The real difference is what else comes with the calories. A Clif Bar includes oats and added vitamins, giving you some fiber and micronutrients alongside the sugar. A Snickers gives you mostly sugar and fat with a small peanut bonus. If you’re choosing between the two as an occasional snack, the energy bar is the better pick. If you’re looking for something genuinely healthy, neither one competes with an apple with peanut butter or a small container of Greek yogurt with nuts.
Size Matters More Than You Think
The standard bar isn’t the only option on the shelf. A Fun Size Snickers contains about 80 calories and 9 grams of sugar, which is a much more manageable treat. A King Size bar, on the other hand, roughly doubles the standard bar’s numbers, pushing past 500 calories and 50-plus grams of sugar in a single package that many people eat in one sitting.
If you enjoy Snickers and want to include one occasionally, the Fun Size version keeps the sugar hit small enough that it won’t derail an otherwise balanced day of eating. The key word is “occasionally.” One Fun Size bar after lunch is a treat. A full-size bar every afternoon is a pattern that adds up to roughly 1,750 extra calories and 189 grams of added sugar per week.
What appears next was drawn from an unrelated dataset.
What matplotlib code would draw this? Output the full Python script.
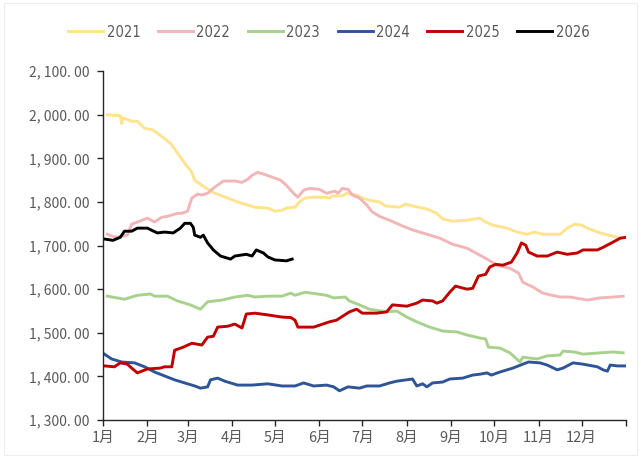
# Seasonal price lines, 2021-2026, by day of year

import matplotlib
matplotlib.use('Agg')
import matplotlib.pyplot as plt
from matplotlib.patches import Rectangle
import numpy as np

# --- Data (day of year, value) ---
days_2021 = [3, 12, 13, 14, 20, 24, 29, 35, 41, 47, 52, 57, 62, 64, 71, 78, 87, 94, 106, 115,
             120, 125, 128, 134, 137, 141, 147, 154, 158, 160, 167, 170, 177, 181, 186, 193, 197,
             207, 211, 216, 226, 233, 237, 244, 254, 263, 267, 272, 282, 289, 296, 301, 307, 319,
             324, 329, 334, 338, 347, 359, 361]
vals_2021 = [2000, 1998, 1980, 1993, 1985, 1985, 1969, 1965, 1950, 1935, 1912, 1889, 1868, 1850,
             1834, 1820, 1809, 1800, 1788, 1786, 1779, 1781, 1786, 1788, 1800, 1809, 1811, 1811,
             1809, 1814, 1814, 1820, 1816, 1809, 1804, 1800, 1791, 1788, 1795, 1791, 1784, 1774,
             1761, 1756, 1758, 1763, 1754, 1747, 1740, 1731, 1726, 1731, 1726, 1726, 1740, 1749,
             1747, 1740, 1729, 1719, 1717]

days_2022 = [3, 6, 10, 17, 20, 24, 31, 36, 41, 45, 52, 55, 59, 62, 66, 69, 73, 78, 84, 92, 97,
             101, 104, 108, 113, 118, 124, 128, 133, 136, 140, 144, 151, 156, 162, 164, 167, 171,
             174, 179, 184, 188, 193, 200, 209, 216, 226, 235, 244, 254, 258, 263, 268, 275, 284,
             290, 293, 300, 307, 312, 319, 326, 338, 347, 356, 363]
vals_2022 = [1726, 1722, 1719, 1724, 1749, 1754, 1763, 1754, 1765, 1767, 1774, 1774, 1779, 1809,
             1818, 1816, 1820, 1834, 1848, 1848, 1845, 1852, 1861, 1868, 1863, 1857, 1850, 1838,
             1820, 1811, 1827, 1831, 1829, 1820, 1825, 1820, 1831, 1829, 1816, 1809, 1793, 1777,
             1767, 1758, 1745, 1736, 1726, 1717, 1703, 1694, 1687, 1678, 1669, 1655, 1648, 1637,
             1616, 1605, 1591, 1587, 1582, 1582, 1575, 1580, 1582, 1584]

days_2023 = [3, 15, 24, 33, 36, 45, 52, 61, 68, 73, 83, 92, 101, 106, 115, 125, 131, 134, 141,
             156, 161, 169, 172, 179, 186, 198, 205, 212, 219, 228, 237, 247, 254, 263, 267, 269,
             277, 284, 291, 293, 303, 310, 319, 321, 329, 335, 347, 356, 363]
vals_2023 = [1584, 1577, 1586, 1589, 1584, 1584, 1573, 1564, 1554, 1571, 1575, 1582, 1586, 1582,
             1584, 1584, 1591, 1586, 1593, 1586, 1580, 1582, 1573, 1564, 1554, 1548, 1550, 1536,
             1525, 1513, 1504, 1502, 1495, 1488, 1486, 1467, 1465, 1454, 1433, 1444, 1440, 1447,
             1449, 1458, 1456, 1451, 1454, 1456, 1454]

days_2024 = [1, 6, 13, 22, 29, 36, 43, 50, 57, 64, 68, 73, 75, 80, 85, 94, 104, 115, 125, 134,
             140, 147, 156, 161, 165, 171, 179, 184, 193, 200, 205, 216, 219, 223, 226, 230, 237,
             242, 251, 258, 263, 268, 271, 277, 286, 293, 297, 305, 310, 317, 321, 328, 335, 345,
             349, 352, 354, 359, 364]
vals_2024 = [1451, 1440, 1433, 1431, 1422, 1410, 1401, 1392, 1385, 1378, 1373, 1376, 1392, 1396,
             1389, 1380, 1380, 1383, 1378, 1378, 1385, 1378, 1380, 1376, 1367, 1376, 1373, 1378,
             1378, 1385, 1389, 1394, 1378, 1383, 1376, 1385, 1387, 1394, 1396, 1403, 1405, 1408,
             1403, 1410, 1419, 1428, 1433, 1431, 1426, 1415, 1419, 1431, 1428, 1422, 1415, 1412,
             1426, 1424, 1424]

days_2025 = [1, 8, 12, 17, 20, 24, 31, 40, 43, 48, 50, 56, 62, 69, 73, 77, 80, 87, 92, 97, 100,
             106, 115, 125, 131, 134, 136, 147, 158, 163, 172, 177, 181, 191, 198, 202, 212, 219,
             223, 230, 233, 237, 242, 246, 254, 258, 262, 267, 270, 274, 279, 285, 289, 292, 295,
             297, 303, 310, 317, 324, 331, 335, 345, 349, 356, 361, 365]
vals_2025 = [1424, 1422, 1431, 1428, 1419, 1408, 1417, 1419, 1422, 1422, 1460, 1467, 1476, 1472,
             1490, 1492, 1513, 1515, 1520, 1511, 1543, 1545, 1541, 1536, 1535, 1529, 1513, 1513,
             1525, 1529, 1548, 1554, 1545, 1545, 1548, 1564, 1561, 1568, 1575, 1573, 1568, 1573,
             1593, 1607, 1600, 1602, 1630, 1634, 1651, 1657, 1655, 1662, 1683, 1706, 1701, 1685,
             1676, 1676, 1685, 1680, 1683, 1690, 1690, 1696, 1708, 1717, 1719]

days_2026 = [1, 7, 12, 15, 20, 24, 31, 34, 38, 43, 49, 54, 57, 61, 63, 64, 68, 70, 73, 77, 82,
             89, 92, 100, 104, 107, 112, 115, 120, 128, 132]
vals_2026 = [1715, 1712, 1719, 1733, 1733, 1740, 1740, 1735, 1729, 1731, 1729, 1740, 1751, 1751,
             1742, 1724, 1719, 1724, 1706, 1690, 1676, 1669, 1676, 1680, 1676, 1690, 1683, 1674,
             1667, 1665, 1669]

month_starts = [0, 31, 59, 90, 120, 151, 181, 212, 243, 273, 304, 334]
month_labels = ['1月', '2月', '3月', '4月', '5月', '6月', '7月', '8月', '9月', '10月', '11月', '12月']
y_ticks = [1300, 1400, 1500, 1600, 1700, 1800, 1900, 2000, 2100]

series = [
    ('2021', days_2021, vals_2021, '#FFE38F'),
    ('2022', days_2022, vals_2022, '#F2B6B8'),
    ('2023', days_2023, vals_2023, '#A9D18E'),
    ('2024', days_2024, vals_2024, '#2F5597'),
    ('2025', days_2025, vals_2025, '#C00000'),
    ('2026', days_2026, vals_2026, '#000000'),
]

text_color = '#595959'
plt.rcParams['font.family'] = ['Noto Sans CJK SC', 'DejaVu Sans']

fig = plt.figure(figsize=(6.41, 4.58), dpi=100)
ax = fig.add_axes([0.1607, 0.0830, 0.8159, 0.7616])

# faint frame round the whole picture
fig.patches.append(Rectangle((0.006, 0.006), 0.988, 0.988, transform=fig.transFigure,
                             fill=False, edgecolor='#EDEDED', linewidth=0.8))

for name, d, v, c in series:
    ax.plot(d, v, color=c, linewidth=2.1, label=name, solid_joinstyle='round')

ax.set_xlim(0, 365)
ax.set_ylim(1300, 2100)
ax.set_yticks(y_ticks)
ax.set_yticklabels([f"{t:,.2f}".replace(',', ', ').replace('.', '. ') for t in y_ticks],
                   fontsize=10, color=text_color)
ax.set_xticks(month_starts + [365])
ax.set_xticklabels(month_labels + [''], fontsize=10.5, color=text_color)

for side in ['top', 'right']:
    ax.spines[side].set_visible(False)
for side in ['left', 'bottom']:
    ax.spines[side].set_color('#262626')
    ax.spines[side].set_linewidth(1.0)
ax.tick_params(axis='both', direction='out', length=4, width=1.0, color='#262626')
ax.tick_params(axis='y', pad=6)
ax.tick_params(axis='x', pad=4)

fig.legend(loc='center', bbox_to_anchor=(0.513, 0.93), ncol=6, frameon=False,
           handlelength=2.4, handletextpad=0.25, columnspacing=1.2,
           labelcolor=text_color, prop={'family': ['DejaVu Sans'], 'size': 10.5,
                                        'stretch': 'condensed'})

fig.savefig('out.png', dpi=100)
The Bottom Line on Snickers
A Snickers bar is candy. The peanuts give it a slight nutritional edge over something like a Milky Way or a pack of Skittles, but not enough to reclassify it as a smart snack. It’s high in sugar, high in saturated fat, low in fiber, and provides minimal vitamins or minerals. Enjoying one now and then is fine for most people. Treating it as a regular part of your diet is where the problems start.